Guardare al senso della vita, significa guardare innanzitutto al senso del lavoro. Il lavoro ha senso se è illuminato contemporaneamente dallo sguardo del giovane e dallo sguardo dell'anziano. L'esperienza si costruisce con il passare degli anni. Dal lavoro nasce l'opera che sopravvive alla morte. Lavorando si costruisce la conoscenza – ma la conoscenze è peritura, perché nasce e muore con la persona.

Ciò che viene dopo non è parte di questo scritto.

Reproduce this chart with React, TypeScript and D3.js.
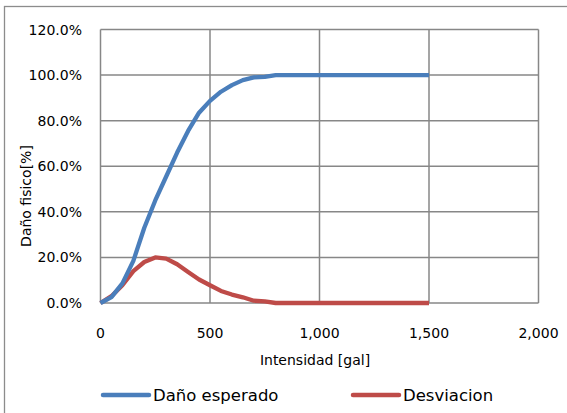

Se la vita dotata di senso discende dal lavoro dotato di senso, qui si coglie pienamente il peso etico del ruolo. Creare condizioni nelle quali a tutti sia consentito un lavoro creatore di senso, è il primo dovere etico di una classe dirigente. Non credo che un dirigente degno del suo ruolo possa sottrarsi a questa riflessione. Eppure, i manager che conosciamo costruiscono il proprio ruolo su tutt'altro: accettano di essere killer, cancellando posti ed opportunità di lavoro. Prendendo per buono l'inganno della giovinezza e dell'apparenza virtù la giovinezza – considerando inadeguato al lavoro la persona che ha superato una certa età. Accettano di negare valore alla nuova vita, espellendo dal mercato del lavoro appena possibile le donne che potrebbero restare incinte.


1 - Siegfried Kracauer, Die Angestellten. Aus dem neuesten Deutschland, Frankfurt am Main, 1930; trad. it. Gli impiegati. Un'analisi profetica della società contemporanea, Einaudi, Torino, 1971.

2 - Estraggo queste pagine attualissime da Francesco Varanini, Contro il management, Guerini e Associati, 2011.